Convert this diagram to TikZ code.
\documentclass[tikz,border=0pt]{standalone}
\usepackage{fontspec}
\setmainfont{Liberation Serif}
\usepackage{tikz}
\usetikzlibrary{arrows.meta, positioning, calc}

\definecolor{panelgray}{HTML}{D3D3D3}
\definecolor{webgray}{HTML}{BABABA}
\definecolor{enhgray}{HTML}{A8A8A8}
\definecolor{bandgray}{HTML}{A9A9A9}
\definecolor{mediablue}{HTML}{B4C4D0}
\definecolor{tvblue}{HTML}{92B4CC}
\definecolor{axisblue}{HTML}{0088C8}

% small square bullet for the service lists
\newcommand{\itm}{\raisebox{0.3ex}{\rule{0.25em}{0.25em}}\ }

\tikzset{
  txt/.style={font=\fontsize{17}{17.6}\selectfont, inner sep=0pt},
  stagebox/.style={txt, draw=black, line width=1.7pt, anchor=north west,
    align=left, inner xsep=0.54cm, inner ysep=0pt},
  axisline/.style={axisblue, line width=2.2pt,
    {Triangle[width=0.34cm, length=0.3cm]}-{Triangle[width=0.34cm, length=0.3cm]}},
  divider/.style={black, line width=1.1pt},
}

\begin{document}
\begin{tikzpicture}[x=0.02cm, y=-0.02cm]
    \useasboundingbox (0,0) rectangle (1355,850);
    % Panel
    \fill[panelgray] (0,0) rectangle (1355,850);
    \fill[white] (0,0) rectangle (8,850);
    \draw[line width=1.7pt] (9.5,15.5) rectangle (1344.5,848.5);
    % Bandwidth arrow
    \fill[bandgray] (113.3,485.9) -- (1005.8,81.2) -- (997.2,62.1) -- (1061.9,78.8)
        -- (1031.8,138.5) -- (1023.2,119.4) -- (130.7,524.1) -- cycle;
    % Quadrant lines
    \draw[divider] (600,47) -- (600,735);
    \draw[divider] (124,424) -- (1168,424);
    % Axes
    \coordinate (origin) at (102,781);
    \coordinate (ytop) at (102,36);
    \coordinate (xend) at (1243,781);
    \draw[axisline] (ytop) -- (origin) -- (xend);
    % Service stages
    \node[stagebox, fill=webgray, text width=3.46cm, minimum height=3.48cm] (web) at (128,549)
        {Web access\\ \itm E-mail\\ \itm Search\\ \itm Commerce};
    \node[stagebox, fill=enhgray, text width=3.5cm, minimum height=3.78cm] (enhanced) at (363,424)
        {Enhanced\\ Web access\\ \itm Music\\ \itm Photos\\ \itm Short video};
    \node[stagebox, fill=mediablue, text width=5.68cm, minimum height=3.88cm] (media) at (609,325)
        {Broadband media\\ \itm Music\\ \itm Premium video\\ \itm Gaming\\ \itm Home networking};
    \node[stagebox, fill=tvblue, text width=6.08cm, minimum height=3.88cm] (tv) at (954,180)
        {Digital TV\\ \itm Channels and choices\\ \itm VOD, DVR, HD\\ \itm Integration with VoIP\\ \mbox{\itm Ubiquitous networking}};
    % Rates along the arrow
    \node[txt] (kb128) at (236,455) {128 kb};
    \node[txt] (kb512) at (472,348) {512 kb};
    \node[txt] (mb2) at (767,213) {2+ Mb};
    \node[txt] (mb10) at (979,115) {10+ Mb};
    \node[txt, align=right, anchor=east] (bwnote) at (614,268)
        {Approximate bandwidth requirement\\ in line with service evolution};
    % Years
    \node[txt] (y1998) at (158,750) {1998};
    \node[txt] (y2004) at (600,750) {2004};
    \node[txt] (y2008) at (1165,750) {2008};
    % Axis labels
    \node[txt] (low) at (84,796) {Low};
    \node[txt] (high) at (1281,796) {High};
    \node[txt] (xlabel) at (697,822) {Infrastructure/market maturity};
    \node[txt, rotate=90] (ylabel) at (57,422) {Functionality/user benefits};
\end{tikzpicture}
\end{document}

+ + +

**Your task**
Repeat the whole listing exactly, keeping every line intact.

**Problem solution**
Convert this diagram to TikZ code.
\documentclass[tikz,border=0pt]{standalone}
\usepackage{fontspec}
\setmainfont{Liberation Serif}
\usepackage{tikz}
\usetikzlibrary{arrows.meta, positioning, calc}

\definecolor{panelgray}{HTML}{D3D3D3}
\definecolor{webgray}{HTML}{BABABA}
\definecolor{enhgray}{HTML}{A8A8A8}
\definecolor{bandgray}{HTML}{A9A9A9}
\definecolor{mediablue}{HTML}{B4C4D0}
\definecolor{tvblue}{HTML}{92B4CC}
\definecolor{axisblue}{HTML}{0088C8}

% small square bullet for the service lists
\newcommand{\itm}{\raisebox{0.3ex}{\rule{0.25em}{0.25em}}\ }

\tikzset{
  txt/.style={font=\fontsize{17}{17.6}\selectfont, inner sep=0pt},
  stagebox/.style={txt, draw=black, line width=1.7pt, anchor=north west,
    align=left, inner xsep=0.54cm, inner ysep=0pt},
  axisline/.style={axisblue, line width=2.2pt,
    {Triangle[width=0.34cm, length=0.3cm]}-{Triangle[width=0.34cm, length=0.3cm]}},
  divider/.style={black, line width=1.1pt},
}

\begin{document}
\begin{tikzpicture}[x=0.02cm, y=-0.02cm]
    \useasboundingbox (0,0) rectangle (1355,850);
    % Panel
    \fill[panelgray] (0,0) rectangle (1355,850);
    \fill[white] (0,0) rectangle (8,850);
    \draw[line width=1.7pt] (9.5,15.5) rectangle (1344.5,848.5);
    % Bandwidth arrow
    \fill[bandgray] (113.3,485.9) -- (1005.8,81.2) -- (997.2,62.1) -- (1061.9,78.8)
        -- (1031.8,138.5) -- (1023.2,119.4) -- (130.7,524.1) -- cycle;
    % Quadrant lines
    \draw[divider] (600,47) -- (600,735);
    \draw[divider] (124,424) -- (1168,424);
    % Axes
    \coordinate (origin) at (102,781);
    \coordinate (ytop) at (102,36);
    \coordinate (xend) at (1243,781);
    \draw[axisline] (ytop) -- (origin) -- (xend);
    % Service stages
    \node[stagebox, fill=webgray, text width=3.46cm, minimum height=3.48cm] (web) at (128,549)
        {Web access\\ \itm E-mail\\ \itm Search\\ \itm Commerce};
    \node[stagebox, fill=enhgray, text width=3.5cm, minimum height=3.78cm] (enhanced) at (363,424)
        {Enhanced\\ Web access\\ \itm Music\\ \itm Photos\\ \itm Short video};
    \node[stagebox, fill=mediablue, text width=5.68cm, minimum height=3.88cm] (media) at (609,325)
        {Broadband media\\ \itm Music\\ \itm Premium video\\ \itm Gaming\\ \itm Home networking};
    \node[stagebox, fill=tvblue, text width=6.08cm, minimum height=3.88cm] (tv) at (954,180)
        {Digital TV\\ \itm Channels and choices\\ \itm VOD, DVR, HD\\ \itm Integration with VoIP\\ \mbox{\itm Ubiquitous networking}};
    % Rates along the arrow
    \node[txt] (kb128) at (236,455) {128 kb};
    \node[txt] (kb512) at (472,348) {512 kb};
    \node[txt] (mb2) at (767,213) {2+ Mb};
    \node[txt] (mb10) at (979,115) {10+ Mb};
    \node[txt, align=right, anchor=east] (bwnote) at (614,268)
        {Approximate bandwidth requirement\\ in line with service evolution};
    % Years
    \node[txt] (y1998) at (158,750) {1998};
    \node[txt] (y2004) at (600,750) {2004};
    \node[txt] (y2008) at (1165,750) {2008};
    % Axis labels
    \node[txt] (low) at (84,796) {Low};
    \node[txt] (high) at (1281,796) {High};
    \node[txt] (xlabel) at (697,822) {Infrastructure/market maturity};
    \node[txt, rotate=90] (ylabel) at (57,422) {Functionality/user benefits};
\end{tikzpicture}
\end{document}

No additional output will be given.